Copy out the data below from the line containing "What Chart.js code" to the line containing "const ctx = document.getElementById('myChart').getContext('2d');", both lines included, with all images left out.

**Supplied entries:**
☆ ☆ ☆ ☆ ☆ ☆ ☆
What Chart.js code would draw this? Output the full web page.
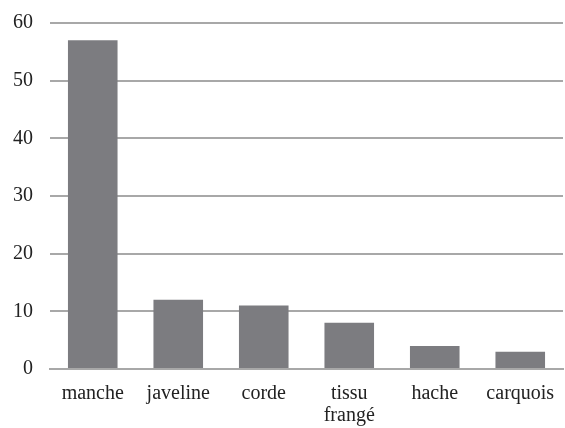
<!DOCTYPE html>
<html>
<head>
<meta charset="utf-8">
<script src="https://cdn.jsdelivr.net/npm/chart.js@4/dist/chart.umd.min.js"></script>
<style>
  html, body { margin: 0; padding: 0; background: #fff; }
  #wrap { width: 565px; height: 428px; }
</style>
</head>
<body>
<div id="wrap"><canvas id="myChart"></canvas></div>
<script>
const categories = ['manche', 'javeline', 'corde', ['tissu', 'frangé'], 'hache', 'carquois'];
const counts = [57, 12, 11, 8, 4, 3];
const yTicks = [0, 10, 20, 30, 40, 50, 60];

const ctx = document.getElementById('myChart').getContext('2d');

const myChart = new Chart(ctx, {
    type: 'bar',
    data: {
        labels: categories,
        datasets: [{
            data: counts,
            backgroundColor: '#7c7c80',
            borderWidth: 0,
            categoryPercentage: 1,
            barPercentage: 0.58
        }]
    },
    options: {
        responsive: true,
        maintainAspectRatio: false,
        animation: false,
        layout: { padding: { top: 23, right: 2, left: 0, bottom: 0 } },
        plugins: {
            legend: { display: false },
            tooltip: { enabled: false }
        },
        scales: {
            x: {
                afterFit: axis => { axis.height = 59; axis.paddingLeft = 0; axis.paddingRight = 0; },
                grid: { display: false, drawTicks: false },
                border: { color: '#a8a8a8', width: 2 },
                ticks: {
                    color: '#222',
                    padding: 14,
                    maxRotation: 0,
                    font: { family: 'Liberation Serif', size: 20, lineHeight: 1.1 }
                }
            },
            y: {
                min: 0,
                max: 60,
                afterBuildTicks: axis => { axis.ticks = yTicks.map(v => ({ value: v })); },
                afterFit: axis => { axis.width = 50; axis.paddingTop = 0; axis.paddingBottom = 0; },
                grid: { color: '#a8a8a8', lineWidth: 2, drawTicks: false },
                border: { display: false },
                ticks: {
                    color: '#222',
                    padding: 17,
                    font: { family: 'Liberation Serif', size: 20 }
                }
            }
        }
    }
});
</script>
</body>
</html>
☆ ☆ ☆ ☆ ☆ ☆ ☆
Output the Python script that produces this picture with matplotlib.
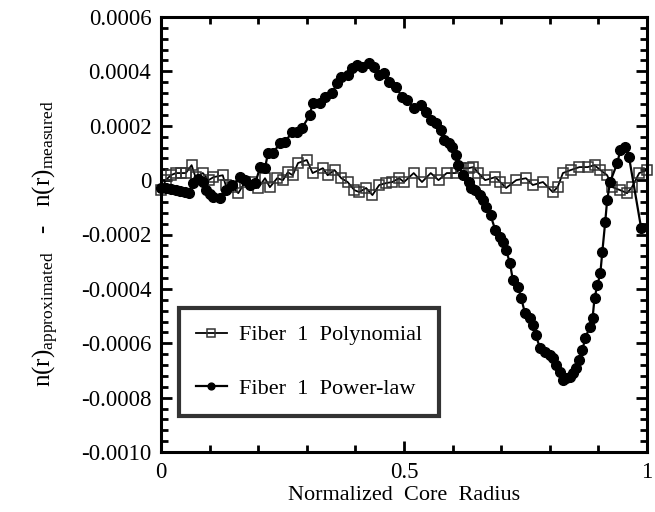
☆ ☆ ☆ ☆ ☆ ☆ ☆
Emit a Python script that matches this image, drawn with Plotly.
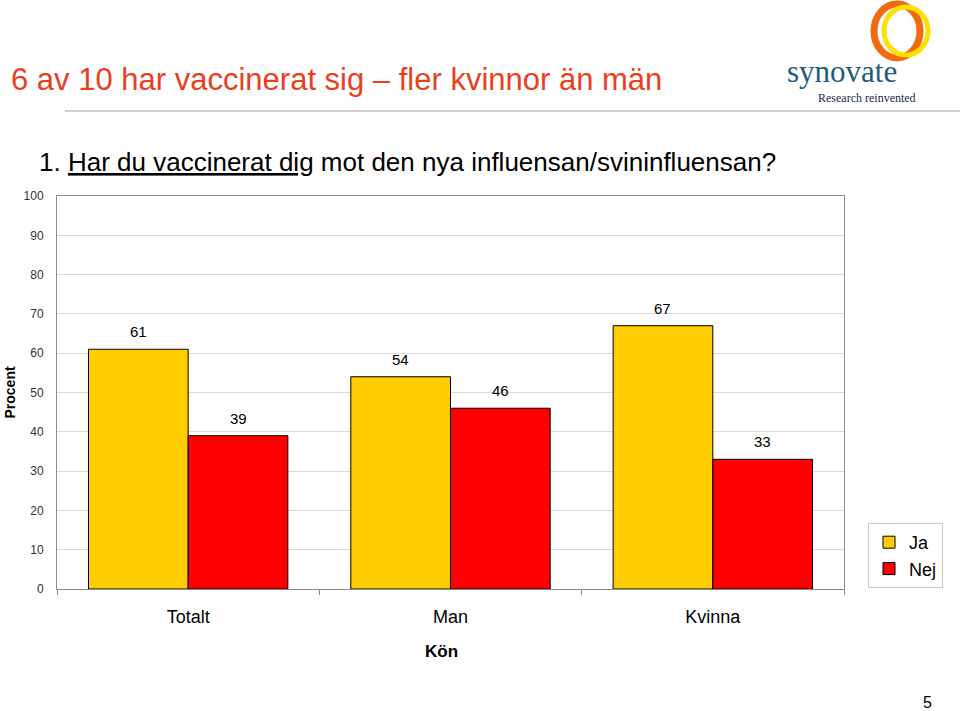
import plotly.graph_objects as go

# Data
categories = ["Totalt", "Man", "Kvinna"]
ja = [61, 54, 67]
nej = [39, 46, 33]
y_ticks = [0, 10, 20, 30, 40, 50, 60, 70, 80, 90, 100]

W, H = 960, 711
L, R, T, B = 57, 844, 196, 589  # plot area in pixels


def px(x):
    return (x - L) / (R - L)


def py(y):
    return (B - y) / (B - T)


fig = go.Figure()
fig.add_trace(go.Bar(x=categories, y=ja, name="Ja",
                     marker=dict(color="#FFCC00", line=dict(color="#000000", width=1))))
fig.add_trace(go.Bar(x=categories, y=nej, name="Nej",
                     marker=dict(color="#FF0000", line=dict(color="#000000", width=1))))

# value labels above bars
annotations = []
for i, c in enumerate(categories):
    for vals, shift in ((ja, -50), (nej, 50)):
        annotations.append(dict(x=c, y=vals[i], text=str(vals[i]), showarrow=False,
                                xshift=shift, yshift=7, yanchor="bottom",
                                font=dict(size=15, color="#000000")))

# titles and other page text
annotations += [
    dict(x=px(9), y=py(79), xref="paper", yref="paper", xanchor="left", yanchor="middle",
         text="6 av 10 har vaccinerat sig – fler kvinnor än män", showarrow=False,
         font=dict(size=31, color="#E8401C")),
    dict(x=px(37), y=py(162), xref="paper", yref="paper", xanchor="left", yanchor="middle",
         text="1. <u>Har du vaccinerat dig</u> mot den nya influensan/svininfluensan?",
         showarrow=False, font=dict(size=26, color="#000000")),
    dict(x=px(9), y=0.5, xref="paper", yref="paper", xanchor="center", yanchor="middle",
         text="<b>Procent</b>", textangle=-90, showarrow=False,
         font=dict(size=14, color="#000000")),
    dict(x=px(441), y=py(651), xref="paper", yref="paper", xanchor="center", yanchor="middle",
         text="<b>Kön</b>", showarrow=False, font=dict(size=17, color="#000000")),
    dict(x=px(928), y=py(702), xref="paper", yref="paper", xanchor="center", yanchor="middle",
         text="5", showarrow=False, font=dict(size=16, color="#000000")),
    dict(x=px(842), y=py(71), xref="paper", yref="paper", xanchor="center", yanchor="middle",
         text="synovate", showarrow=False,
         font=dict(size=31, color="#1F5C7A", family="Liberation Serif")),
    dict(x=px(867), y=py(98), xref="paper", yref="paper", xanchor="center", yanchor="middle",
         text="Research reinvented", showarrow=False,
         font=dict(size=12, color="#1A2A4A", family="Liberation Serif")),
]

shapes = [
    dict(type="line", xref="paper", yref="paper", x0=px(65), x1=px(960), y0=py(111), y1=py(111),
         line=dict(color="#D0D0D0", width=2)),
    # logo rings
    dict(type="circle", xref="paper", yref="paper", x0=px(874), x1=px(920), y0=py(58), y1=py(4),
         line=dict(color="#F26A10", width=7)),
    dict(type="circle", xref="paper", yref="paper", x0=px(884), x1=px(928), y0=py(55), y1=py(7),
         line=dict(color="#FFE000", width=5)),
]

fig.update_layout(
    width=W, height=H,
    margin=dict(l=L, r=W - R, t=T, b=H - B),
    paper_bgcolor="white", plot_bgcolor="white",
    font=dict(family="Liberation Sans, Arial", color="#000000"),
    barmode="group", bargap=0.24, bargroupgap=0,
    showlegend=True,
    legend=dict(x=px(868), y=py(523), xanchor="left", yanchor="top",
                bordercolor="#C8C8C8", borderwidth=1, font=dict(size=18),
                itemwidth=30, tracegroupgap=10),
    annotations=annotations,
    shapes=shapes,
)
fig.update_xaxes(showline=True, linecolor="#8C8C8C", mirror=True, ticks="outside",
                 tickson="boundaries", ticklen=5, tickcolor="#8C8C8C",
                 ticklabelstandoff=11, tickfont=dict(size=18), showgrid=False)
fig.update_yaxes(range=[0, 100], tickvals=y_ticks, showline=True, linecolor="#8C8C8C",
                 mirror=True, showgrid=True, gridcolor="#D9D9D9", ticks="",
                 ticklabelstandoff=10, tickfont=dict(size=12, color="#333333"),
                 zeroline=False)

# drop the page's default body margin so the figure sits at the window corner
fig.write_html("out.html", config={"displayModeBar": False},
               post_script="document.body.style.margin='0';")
☆ ☆ ☆ ☆ ☆ ☆ ☆
**Written response:**
What Chart.js code would draw this? Output the full web page.
<!DOCTYPE html>
<html>
<head>
<meta charset="utf-8">
<script src="https://cdn.jsdelivr.net/npm/chart.js@4/dist/chart.umd.min.js"></script>
<style>
  html, body { margin: 0; padding: 0; background: #fff; }
  #wrap { width: 565px; height: 428px; }
</style>
</head>
<body>
<div id="wrap"><canvas id="myChart"></canvas></div>
<script>
const categories = ['manche', 'javeline', 'corde', ['tissu', 'frangé'], 'hache', 'carquois'];
const counts = [57, 12, 11, 8, 4, 3];
const yTicks = [0, 10, 20, 30, 40, 50, 60];

const ctx = document.getElementById('myChart').getContext('2d');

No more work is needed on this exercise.